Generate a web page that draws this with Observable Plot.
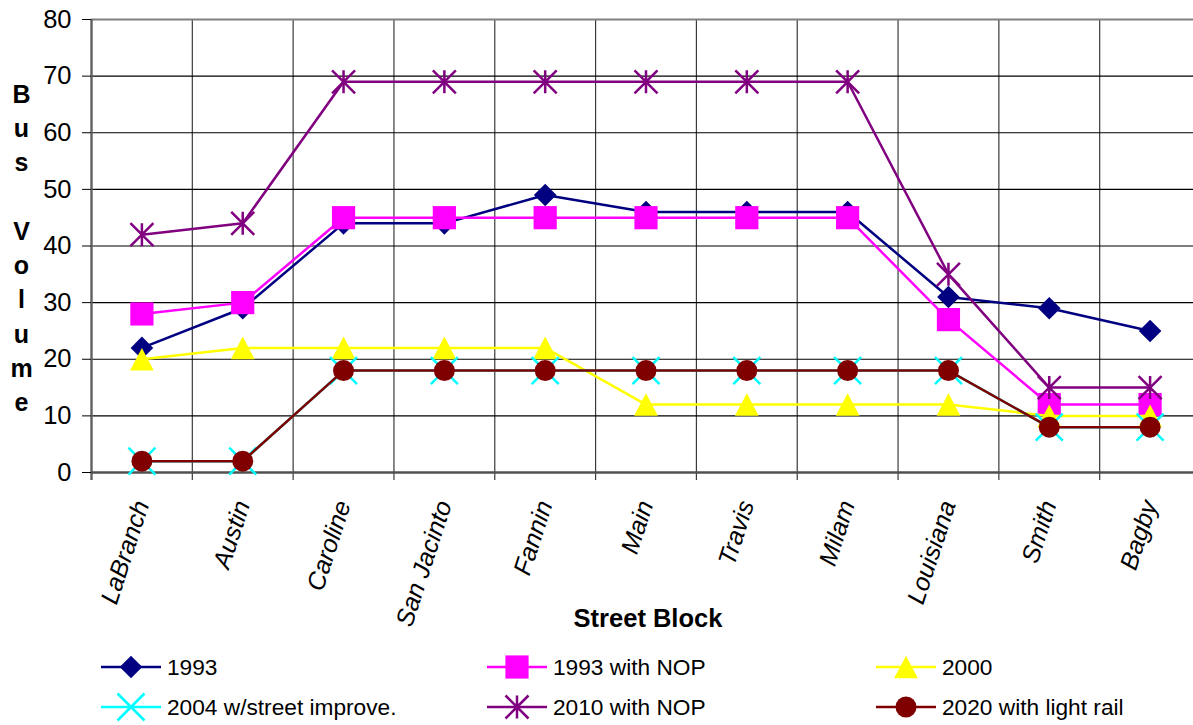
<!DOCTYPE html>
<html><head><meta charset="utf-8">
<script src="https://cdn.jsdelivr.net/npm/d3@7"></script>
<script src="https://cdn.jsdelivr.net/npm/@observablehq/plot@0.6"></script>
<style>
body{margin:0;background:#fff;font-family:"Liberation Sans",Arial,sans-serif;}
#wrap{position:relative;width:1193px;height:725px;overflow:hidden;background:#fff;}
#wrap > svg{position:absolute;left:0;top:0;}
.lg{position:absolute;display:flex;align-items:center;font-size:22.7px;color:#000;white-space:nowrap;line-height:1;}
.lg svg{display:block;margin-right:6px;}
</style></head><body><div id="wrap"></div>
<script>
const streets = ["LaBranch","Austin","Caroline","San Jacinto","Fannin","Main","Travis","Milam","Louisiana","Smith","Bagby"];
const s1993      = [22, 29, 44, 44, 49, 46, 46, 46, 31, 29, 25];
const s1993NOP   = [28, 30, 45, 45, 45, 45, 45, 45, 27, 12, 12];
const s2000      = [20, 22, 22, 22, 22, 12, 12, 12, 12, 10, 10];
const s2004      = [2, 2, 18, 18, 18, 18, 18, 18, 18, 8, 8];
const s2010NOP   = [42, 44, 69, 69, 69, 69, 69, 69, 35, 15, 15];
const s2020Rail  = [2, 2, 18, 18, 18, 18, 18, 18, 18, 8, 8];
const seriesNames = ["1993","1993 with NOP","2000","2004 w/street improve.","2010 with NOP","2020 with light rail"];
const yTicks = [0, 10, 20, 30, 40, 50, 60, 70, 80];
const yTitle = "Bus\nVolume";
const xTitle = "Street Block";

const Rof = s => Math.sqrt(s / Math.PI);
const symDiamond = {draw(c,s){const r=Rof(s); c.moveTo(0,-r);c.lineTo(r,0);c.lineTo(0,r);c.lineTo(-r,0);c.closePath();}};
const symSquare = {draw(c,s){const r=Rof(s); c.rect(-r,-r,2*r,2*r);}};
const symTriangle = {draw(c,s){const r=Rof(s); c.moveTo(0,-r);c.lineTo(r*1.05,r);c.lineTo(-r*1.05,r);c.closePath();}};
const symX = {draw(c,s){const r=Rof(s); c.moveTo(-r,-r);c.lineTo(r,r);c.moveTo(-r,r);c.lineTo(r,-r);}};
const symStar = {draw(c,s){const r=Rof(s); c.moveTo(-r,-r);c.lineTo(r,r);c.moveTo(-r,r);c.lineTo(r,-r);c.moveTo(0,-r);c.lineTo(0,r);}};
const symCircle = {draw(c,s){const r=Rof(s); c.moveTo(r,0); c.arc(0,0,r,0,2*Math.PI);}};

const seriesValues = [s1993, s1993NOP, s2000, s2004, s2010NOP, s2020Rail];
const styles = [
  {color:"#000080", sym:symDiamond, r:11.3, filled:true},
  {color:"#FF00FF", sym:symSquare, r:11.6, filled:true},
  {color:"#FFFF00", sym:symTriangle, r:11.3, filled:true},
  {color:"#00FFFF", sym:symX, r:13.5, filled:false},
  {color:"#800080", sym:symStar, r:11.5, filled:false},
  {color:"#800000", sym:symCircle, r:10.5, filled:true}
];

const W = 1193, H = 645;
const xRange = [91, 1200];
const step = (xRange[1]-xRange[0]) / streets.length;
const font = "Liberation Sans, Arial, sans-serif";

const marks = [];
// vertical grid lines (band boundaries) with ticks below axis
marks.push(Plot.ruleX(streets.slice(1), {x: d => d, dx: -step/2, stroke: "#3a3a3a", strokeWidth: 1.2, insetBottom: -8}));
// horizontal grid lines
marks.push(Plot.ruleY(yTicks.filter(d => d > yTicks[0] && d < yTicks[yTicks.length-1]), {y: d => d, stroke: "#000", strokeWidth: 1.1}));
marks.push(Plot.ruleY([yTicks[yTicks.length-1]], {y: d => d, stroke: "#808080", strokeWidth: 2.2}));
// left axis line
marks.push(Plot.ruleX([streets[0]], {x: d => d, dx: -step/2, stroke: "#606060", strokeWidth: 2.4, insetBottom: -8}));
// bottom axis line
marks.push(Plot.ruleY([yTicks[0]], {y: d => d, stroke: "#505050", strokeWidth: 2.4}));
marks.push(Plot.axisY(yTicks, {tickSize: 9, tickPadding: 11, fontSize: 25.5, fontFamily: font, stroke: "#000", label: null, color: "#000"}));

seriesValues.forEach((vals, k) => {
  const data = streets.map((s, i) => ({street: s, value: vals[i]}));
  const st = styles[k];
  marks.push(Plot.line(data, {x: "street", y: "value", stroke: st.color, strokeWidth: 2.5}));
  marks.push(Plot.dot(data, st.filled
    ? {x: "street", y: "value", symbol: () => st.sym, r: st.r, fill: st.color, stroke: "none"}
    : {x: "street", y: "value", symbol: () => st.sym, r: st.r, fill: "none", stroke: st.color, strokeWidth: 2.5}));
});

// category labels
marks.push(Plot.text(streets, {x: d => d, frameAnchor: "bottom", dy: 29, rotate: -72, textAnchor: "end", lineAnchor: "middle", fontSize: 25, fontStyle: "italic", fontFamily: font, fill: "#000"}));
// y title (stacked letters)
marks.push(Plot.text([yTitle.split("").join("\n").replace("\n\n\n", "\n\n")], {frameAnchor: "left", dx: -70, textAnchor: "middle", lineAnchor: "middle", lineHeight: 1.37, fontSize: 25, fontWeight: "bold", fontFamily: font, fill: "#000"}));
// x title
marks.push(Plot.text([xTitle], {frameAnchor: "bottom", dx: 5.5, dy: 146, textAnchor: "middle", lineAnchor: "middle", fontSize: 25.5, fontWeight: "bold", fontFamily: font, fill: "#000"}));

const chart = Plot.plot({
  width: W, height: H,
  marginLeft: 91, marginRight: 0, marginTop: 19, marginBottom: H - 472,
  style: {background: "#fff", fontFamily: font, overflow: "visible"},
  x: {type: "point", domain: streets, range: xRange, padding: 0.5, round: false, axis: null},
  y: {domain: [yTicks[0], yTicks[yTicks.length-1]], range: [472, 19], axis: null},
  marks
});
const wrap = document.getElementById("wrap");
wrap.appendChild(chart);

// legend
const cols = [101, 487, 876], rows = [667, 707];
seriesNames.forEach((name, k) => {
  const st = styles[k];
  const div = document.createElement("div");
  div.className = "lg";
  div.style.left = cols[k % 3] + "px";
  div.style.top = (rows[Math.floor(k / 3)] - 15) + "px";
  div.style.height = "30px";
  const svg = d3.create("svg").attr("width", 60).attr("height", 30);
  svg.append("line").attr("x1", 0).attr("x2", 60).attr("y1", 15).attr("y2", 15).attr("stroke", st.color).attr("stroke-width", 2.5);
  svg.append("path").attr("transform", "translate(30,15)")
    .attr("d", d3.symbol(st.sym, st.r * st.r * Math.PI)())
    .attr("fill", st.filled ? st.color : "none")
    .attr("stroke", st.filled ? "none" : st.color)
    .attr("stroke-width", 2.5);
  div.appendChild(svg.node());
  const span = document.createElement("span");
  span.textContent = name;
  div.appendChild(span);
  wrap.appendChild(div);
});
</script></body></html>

▬▬▬▬▬▬

▶ **What you will do**:
Exactly as written, return every line of the listing, but not the pictures.

▶ **Result of this task**:
Generate a web page that draws this with Observable Plot.
<!DOCTYPE html>
<html><head><meta charset="utf-8">
<script src="https://cdn.jsdelivr.net/npm/d3@7"></script>
<script src="https://cdn.jsdelivr.net/npm/@observablehq/plot@0.6"></script>
<style>
body{margin:0;background:#fff;font-family:"Liberation Sans",Arial,sans-serif;}
#wrap{position:relative;width:1193px;height:725px;overflow:hidden;background:#fff;}
#wrap > svg{position:absolute;left:0;top:0;}
.lg{position:absolute;display:flex;align-items:center;font-size:22.7px;color:#000;white-space:nowrap;line-height:1;}
.lg svg{display:block;margin-right:6px;}
</style></head><body><div id="wrap"></div>
<script>
const streets = ["LaBranch","Austin","Caroline","San Jacinto","Fannin","Main","Travis","Milam","Louisiana","Smith","Bagby"];
const s1993      = [22, 29, 44, 44, 49, 46, 46, 46, 31, 29, 25];
const s1993NOP   = [28, 30, 45, 45, 45, 45, 45, 45, 27, 12, 12];
const s2000      = [20, 22, 22, 22, 22, 12, 12, 12, 12, 10, 10];
const s2004      = [2, 2, 18, 18, 18, 18, 18, 18, 18, 8, 8];
const s2010NOP   = [42, 44, 69, 69, 69, 69, 69, 69, 35, 15, 15];
const s2020Rail  = [2, 2, 18, 18, 18, 18, 18, 18, 18, 8, 8];
const seriesNames = ["1993","1993 with NOP","2000","2004 w/street improve.","2010 with NOP","2020 with light rail"];
const yTicks = [0, 10, 20, 30, 40, 50, 60, 70, 80];
const yTitle = "Bus\nVolume";
const xTitle = "Street Block";

const Rof = s => Math.sqrt(s / Math.PI);
const symDiamond = {draw(c,s){const r=Rof(s); c.moveTo(0,-r);c.lineTo(r,0);c.lineTo(0,r);c.lineTo(-r,0);c.closePath();}};
const symSquare = {draw(c,s){const r=Rof(s); c.rect(-r,-r,2*r,2*r);}};
const symTriangle = {draw(c,s){const r=Rof(s); c.moveTo(0,-r);c.lineTo(r*1.05,r);c.lineTo(-r*1.05,r);c.closePath();}};
const symX = {draw(c,s){const r=Rof(s); c.moveTo(-r,-r);c.lineTo(r,r);c.moveTo(-r,r);c.lineTo(r,-r);}};
const symStar = {draw(c,s){const r=Rof(s); c.moveTo(-r,-r);c.lineTo(r,r);c.moveTo(-r,r);c.lineTo(r,-r);c.moveTo(0,-r);c.lineTo(0,r);}};
const symCircle = {draw(c,s){const r=Rof(s); c.moveTo(r,0); c.arc(0,0,r,0,2*Math.PI);}};

const seriesValues = [s1993, s1993NOP, s2000, s2004, s2010NOP, s2020Rail];
const styles = [
  {color:"#000080", sym:symDiamond, r:11.3, filled:true},
  {color:"#FF00FF", sym:symSquare, r:11.6, filled:true},
  {color:"#FFFF00", sym:symTriangle, r:11.3, filled:true},
  {color:"#00FFFF", sym:symX, r:13.5, filled:false},
  {color:"#800080", sym:symStar, r:11.5, filled:false},
  {color:"#800000", sym:symCircle, r:10.5, filled:true}
];

const W = 1193, H = 645;
const xRange = [91, 1200];
const step = (xRange[1]-xRange[0]) / streets.length;
const font = "Liberation Sans, Arial, sans-serif";

const marks = [];
// vertical grid lines (band boundaries) with ticks below axis
marks.push(Plot.ruleX(streets.slice(1), {x: d => d, dx: -step/2, stroke: "#3a3a3a", strokeWidth: 1.2, insetBottom: -8}));
// horizontal grid lines
marks.push(Plot.ruleY(yTicks.filter(d => d > yTicks[0] && d < yTicks[yTicks.length-1]), {y: d => d, stroke: "#000", strokeWidth: 1.1}));
marks.push(Plot.ruleY([yTicks[yTicks.length-1]], {y: d => d, stroke: "#808080", strokeWidth: 2.2}));
// left axis line
marks.push(Plot.ruleX([streets[0]], {x: d => d, dx: -step/2, stroke: "#606060", strokeWidth: 2.4, insetBottom: -8}));
// bottom axis line
marks.push(Plot.ruleY([yTicks[0]], {y: d => d, stroke: "#505050", strokeWidth: 2.4}));
marks.push(Plot.axisY(yTicks, {tickSize: 9, tickPadding: 11, fontSize: 25.5, fontFamily: font, stroke: "#000", label: null, color: "#000"}));

seriesValues.forEach((vals, k) => {
  const data = streets.map((s, i) => ({street: s, value: vals[i]}));
  const st = styles[k];
  marks.push(Plot.line(data, {x: "street", y: "value", stroke: st.color, strokeWidth: 2.5}));
  marks.push(Plot.dot(data, st.filled
    ? {x: "street", y: "value", symbol: () => st.sym, r: st.r, fill: st.color, stroke: "none"}
    : {x: "street", y: "value", symbol: () => st.sym, r: st.r, fill: "none", stroke: st.color, strokeWidth: 2.5}));
});

// category labels
marks.push(Plot.text(streets, {x: d => d, frameAnchor: "bottom", dy: 29, rotate: -72, textAnchor: "end", lineAnchor: "middle", fontSize: 25, fontStyle: "italic", fontFamily: font, fill: "#000"}));
// y title (stacked letters)
marks.push(Plot.text([yTitle.split("").join("\n").replace("\n\n\n", "\n\n")], {frameAnchor: "left", dx: -70, textAnchor: "middle", lineAnchor: "middle", lineHeight: 1.37, fontSize: 25, fontWeight: "bold", fontFamily: font, fill: "#000"}));
// x title
marks.push(Plot.text([xTitle], {frameAnchor: "bottom", dx: 5.5, dy: 146, textAnchor: "middle", lineAnchor: "middle", fontSize: 25.5, fontWeight: "bold", fontFamily: font, fill: "#000"}));

const chart = Plot.plot({
  width: W, height: H,
  marginLeft: 91, marginRight: 0, marginTop: 19, marginBottom: H - 472,
  style: {background: "#fff", fontFamily: font, overflow: "visible"},
  x: {type: "point", domain: streets, range: xRange, padding: 0.5, round: false, axis: null},
  y: {domain: [yTicks[0], yTicks[yTicks.length-1]], range: [472, 19], axis: null},
  marks
});
const wrap = document.getElementById("wrap");
wrap.appendChild(chart);

// legend
const cols = [101, 487, 876], rows = [667, 707];
seriesNames.forEach((name, k) => {
  const st = styles[k];
  const div = document.createElement("div");
  div.className = "lg";
  div.style.left = cols[k % 3] + "px";
  div.style.top = (rows[Math.floor(k / 3)] - 15) + "px";
  div.style.height = "30px";
  const svg = d3.create("svg").attr("width", 60).attr("height", 30);
  svg.append("line").attr("x1", 0).attr("x2", 60).attr("y1", 15).attr("y2", 15).attr("stroke", st.color).attr("stroke-width", 2.5);
  svg.append("path").attr("transform", "translate(30,15)")
    .attr("d", d3.symbol(st.sym, st.r * st.r * Math.PI)())
    .attr("fill", st.filled ? st.color : "none")
    .attr("stroke", st.filled ? "none" : st.color)
    .attr("stroke-width", 2.5);
  div.appendChild(svg.node());
  const span = document.createElement("span");
  span.textContent = name;
  div.appendChild(span);
  wrap.appendChild(div);
});
</script></body></html>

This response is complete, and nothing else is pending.